BEGIN Dataset section

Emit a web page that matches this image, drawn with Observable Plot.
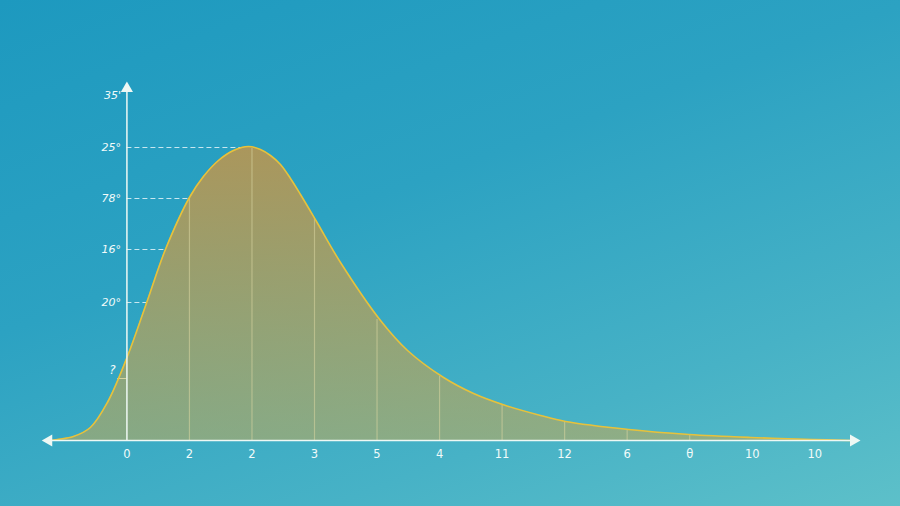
<!DOCTYPE html>
<html>
<head>
<meta charset="utf-8">
<script src="https://cdn.jsdelivr.net/npm/d3@7"></script>
<script src="https://cdn.jsdelivr.net/npm/@observablehq/plot@0.6"></script>
<style>
  html, body { margin: 0; padding: 0; }
  body {
    width: 900px; height: 506px; overflow: hidden;
    background: linear-gradient(160deg, #1d99bf 0%, #2ca2c2 40%, #47b2c6 75%, #5dc0c9 100%);
  }
  #chart svg { display: block; }
</style>
</head>
<body>
<div id="chart"></div>
<script>
// Curve (x in tick-index units, y = height above baseline)
const curveX = [-1.224, -1.112, -0.856, -0.584, -0.312, 0.008, 0.328, 0.616, 1.0, 1.224, 1.464, 1.704, 1.944, 2.136, 2.296, 2.456, 2.616, 2.776, 3.032, 3.416, 4.056, 4.488, 5.064, 5.544, 6.056, 6.616, 7.016, 8.024, 8.984, 9.976, 10.968, 11.576];
const curveY = [0, 1, 4, 13, 38, 84, 140, 191, 243, 264, 280, 290, 294, 291, 285, 276, 262, 246, 219, 178, 120, 90, 63, 47, 35, 25, 19, 11, 6, 3, 1, 0];

// Vertical lines under the curve
const dropX = [1, 2, 3, 4, 5, 6, 7, 8, 9];
const dropY = [243, 292, 222, 121, 64, 36, 19, 11, 6];

// X tick labels
const xTickPos = [0, 1, 2, 3, 4, 5, 6, 7, 8, 9, 10, 11];
const xTickLabels = ["0", "2", "2", "3", "5", "4", "11", "12", "6", "θ", "10", "10"];

// Y tick labels
const yTickPos = [345, 293, 242, 191, 138];
const yTickLabels = ["35'", "25°", "78°", "16°", "20°"];
// dashed guide lines: level and where they meet the curve
const guideY = [293, 242, 191, 138];
const guideEnd = [1.86, 0.98, 0.62, 0.32];
// small lower tick
const lowTickY = [62];
const lowTickStart = [-0.15];
const lowTickLabel = ["?"];

const curve = curveX.map((x, i) => ({x, y: curveY[i]}));
const drops = dropX.map((x, i) => ({x, y: dropY[i]}));
const xticks = xTickPos.map((x, i) => ({x, label: xTickLabels[i]}));
const yticks = yTickPos.map((y, i) => ({y, label: yTickLabels[i]}));
const guides = guideY.map((y, i) => ({y, x2: guideEnd[i]}));
const lows = lowTickY.map((y, i) => ({y, x1: lowTickStart[i], label: lowTickLabel[i]}));

const axisColor = "#eef8f4";
const textColor = "#f2fbfa";

const chart = Plot.plot({
  width: 900,
  height: 506,
  marginLeft: 42,
  marginRight: 42,
  marginTop: 78,
  marginBottom: 66,
  x: {domain: [-1.35, 11.7], axis: null},
  y: {domain: [0, 362], axis: null},
  style: {background: "transparent", fontFamily: "DejaVu Sans"},
  marks: [
    Plot.areaY(curve, {x: "x", y: "y", fill: "url(#areaGrad)", curve: "catmull-rom"}),
    Plot.ruleX(drops, {x: "x", y1: 0, y2: "y", stroke: "#d8d6a0", strokeOpacity: 0.55, strokeWidth: 1.2}),
    Plot.ruleY(guides, {y: "y", x1: 0, x2: "x2", stroke: "#ffffff", strokeOpacity: 0.75, strokeWidth: 1, strokeDasharray: "5,3"}),
    Plot.ruleY(lows, {y: "y", x1: "x1", x2: 0, stroke: "#e8e0a8", strokeOpacity: 0.8, strokeWidth: 1}),
    Plot.lineY(curve, {x: "x", y: "y", stroke: "#e6c23c", strokeWidth: 1.6, curve: "catmull-rom"}),
    // axes
    Plot.ruleY([0], {x1: -1.25, x2: 11.62, stroke: axisColor, strokeWidth: 1.5}),
    Plot.ruleX([0], {y1: 0, y2: 352, stroke: axisColor, strokeWidth: 1.5}),
    Plot.dot([{x: 11.62, y: 0, r: 90}, {x: -1.25, y: 0, r: -90}], {x: "x", y: "y", rotate: "r", symbol: "triangle", r: 4.5, fill: axisColor, stroke: "none"}),
    Plot.dot([{x: 0, y: 352}], {x: "x", y: "y", symbol: "triangle", r: 4.5, fill: axisColor, stroke: "none"}),
    // tick labels
    Plot.text(xticks, {x: "x", y: 0, text: "label", dy: 14, fill: textColor, fontSize: 11.5}),
    Plot.text(yticks, {x: 0, y: "y", text: "label", dx: -6, textAnchor: "end", fill: textColor, fontSize: 11, fontStyle: "italic"}),
    Plot.text(lows, {x: "x1", y: "y", text: "label", dy: -8, dx: -2, textAnchor: "end", fill: textColor, fontSize: 12, fontStyle: "italic"})
  ]
});

// gradient for the area fill
const svg = d3.select(chart);
const defs = svg.insert("defs", ":first-child");
const grad = defs.append("linearGradient").attr("id", "areaGrad").attr("x1", 0).attr("y1", 0).attr("x2", 0).attr("y2", 1);
grad.append("stop").attr("offset", "0%").attr("stop-color", "#c2954a").attr("stop-opacity", 0.85);
grad.append("stop").attr("offset", "100%").attr("stop-color", "#c4a852").attr("stop-opacity", 0.55);

document.getElementById("chart").appendChild(chart);
</script>
</body>
</html>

END Dataset section

» **Task instructions**: Copy the material shown above in full and exactly. Skip the pictures.

» **Exercise result**:
Emit a web page that matches this image, drawn with Observable Plot.
<!DOCTYPE html>
<html>
<head>
<meta charset="utf-8">
<script src="https://cdn.jsdelivr.net/npm/d3@7"></script>
<script src="https://cdn.jsdelivr.net/npm/@observablehq/plot@0.6"></script>
<style>
  html, body { margin: 0; padding: 0; }
  body {
    width: 900px; height: 506px; overflow: hidden;
    background: linear-gradient(160deg, #1d99bf 0%, #2ca2c2 40%, #47b2c6 75%, #5dc0c9 100%);
  }
  #chart svg { display: block; }
</style>
</head>
<body>
<div id="chart"></div>
<script>
// Curve (x in tick-index units, y = height above baseline)
const curveX = [-1.224, -1.112, -0.856, -0.584, -0.312, 0.008, 0.328, 0.616, 1.0, 1.224, 1.464, 1.704, 1.944, 2.136, 2.296, 2.456, 2.616, 2.776, 3.032, 3.416, 4.056, 4.488, 5.064, 5.544, 6.056, 6.616, 7.016, 8.024, 8.984, 9.976, 10.968, 11.576];
const curveY = [0, 1, 4, 13, 38, 84, 140, 191, 243, 264, 280, 290, 294, 291, 285, 276, 262, 246, 219, 178, 120, 90, 63, 47, 35, 25, 19, 11, 6, 3, 1, 0];

// Vertical lines under the curve
const dropX = [1, 2, 3, 4, 5, 6, 7, 8, 9];
const dropY = [243, 292, 222, 121, 64, 36, 19, 11, 6];

// X tick labels
const xTickPos = [0, 1, 2, 3, 4, 5, 6, 7, 8, 9, 10, 11];
const xTickLabels = ["0", "2", "2", "3", "5", "4", "11", "12", "6", "θ", "10", "10"];

// Y tick labels
const yTickPos = [345, 293, 242, 191, 138];
const yTickLabels = ["35'", "25°", "78°", "16°", "20°"];
// dashed guide lines: level and where they meet the curve
const guideY = [293, 242, 191, 138];
const guideEnd = [1.86, 0.98, 0.62, 0.32];
// small lower tick
const lowTickY = [62];
const lowTickStart = [-0.15];
const lowTickLabel = ["?"];

const curve = curveX.map((x, i) => ({x, y: curveY[i]}));
const drops = dropX.map((x, i) => ({x, y: dropY[i]}));
const xticks = xTickPos.map((x, i) => ({x, label: xTickLabels[i]}));
const yticks = yTickPos.map((y, i) => ({y, label: yTickLabels[i]}));
const guides = guideY.map((y, i) => ({y, x2: guideEnd[i]}));
const lows = lowTickY.map((y, i) => ({y, x1: lowTickStart[i], label: lowTickLabel[i]}));

const axisColor = "#eef8f4";
const textColor = "#f2fbfa";

const chart = Plot.plot({
  width: 900,
  height: 506,
  marginLeft: 42,
  marginRight: 42,
  marginTop: 78,
  marginBottom: 66,
  x: {domain: [-1.35, 11.7], axis: null},
  y: {domain: [0, 362], axis: null},
  style: {background: "transparent", fontFamily: "DejaVu Sans"},
  marks: [
    Plot.areaY(curve, {x: "x", y: "y", fill: "url(#areaGrad)", curve: "catmull-rom"}),
    Plot.ruleX(drops, {x: "x", y1: 0, y2: "y", stroke: "#d8d6a0", strokeOpacity: 0.55, strokeWidth: 1.2}),
    Plot.ruleY(guides, {y: "y", x1: 0, x2: "x2", stroke: "#ffffff", strokeOpacity: 0.75, strokeWidth: 1, strokeDasharray: "5,3"}),
    Plot.ruleY(lows, {y: "y", x1: "x1", x2: 0, stroke: "#e8e0a8", strokeOpacity: 0.8, strokeWidth: 1}),
    Plot.lineY(curve, {x: "x", y: "y", stroke: "#e6c23c", strokeWidth: 1.6, curve: "catmull-rom"}),
    // axes
    Plot.ruleY([0], {x1: -1.25, x2: 11.62, stroke: axisColor, strokeWidth: 1.5}),
    Plot.ruleX([0], {y1: 0, y2: 352, stroke: axisColor, strokeWidth: 1.5}),
    Plot.dot([{x: 11.62, y: 0, r: 90}, {x: -1.25, y: 0, r: -90}], {x: "x", y: "y", rotate: "r", symbol: "triangle", r: 4.5, fill: axisColor, stroke: "none"}),
    Plot.dot([{x: 0, y: 352}], {x: "x", y: "y", symbol: "triangle", r: 4.5, fill: axisColor, stroke: "none"}),
    // tick labels
    Plot.text(xticks, {x: "x", y: 0, text: "label", dy: 14, fill: textColor, fontSize: 11.5}),
    Plot.text(yticks, {x: 0, y: "y", text: "label", dx: -6, textAnchor: "end", fill: textColor, fontSize: 11, fontStyle: "italic"}),
    Plot.text(lows, {x: "x1", y: "y", text: "label", dy: -8, dx: -2, textAnchor: "end", fill: textColor, fontSize: 12, fontStyle: "italic"})
  ]
});

// gradient for the area fill
const svg = d3.select(chart);
const defs = svg.insert("defs", ":first-child");
const grad = defs.append("linearGradient").attr("id", "areaGrad").attr("x1", 0).attr("y1", 0).attr("x2", 0).attr("y2", 1);
grad.append("stop").attr("offset", "0%").attr("stop-color", "#c2954a").attr("stop-opacity", 0.85);
grad.append("stop").attr("offset", "100%").attr("stop-color", "#c4a852").attr("stop-opacity", 0.55);

document.getElementById("chart").appendChild(chart);
</script>
</body>
</html>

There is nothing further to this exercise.